There are certain tests which the student of Christian Science may apply to himself in order to ascertain where he stands spiritually. First, there is the test of service. And what is service as Christian Science regards it? The answer is to be found in the words of Christ Jesus. In Luke's Gospel (22:24, 26) it is recorded that the Master said to the disciples, among whom had arisen a strife as to "which of them should be accounted the greatest," "He that is greatest among you, let him be as the younger; and he that is chief, as he that doth serve;" and (27), "I am among you as he that serveth." His teaching held service before his followers as an essential of Christian living, and all his works testified to his own obedience to this ideal. One of his last deeds, his submission to crucifixion, was a supreme act of service to mankind, since by it he demonstrated to them the eternal nature of life, the immortality of man.

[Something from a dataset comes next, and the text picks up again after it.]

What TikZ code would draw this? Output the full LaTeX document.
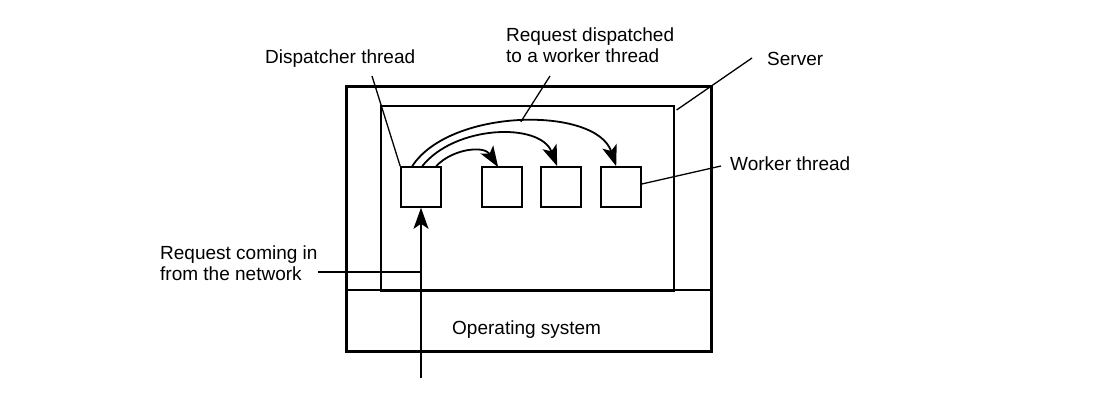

What was it that inspired the Way-shower in his desire to serve mankind? There can be no doubt as to the answer: it was his love for God and man. Jesus' love for God never wavered. He knew that God was his Father, with all that the word "Father" implied of tenderness, watchfulness, and care. He knew that God is the Father of all men in their true being, and that they all have the same relationship to God as he himself had. It was this understanding that inspired his desire to bring home to mortals the truth which supported him, and which endowed him with power to do the marvelous works of healing which characterized his ministry.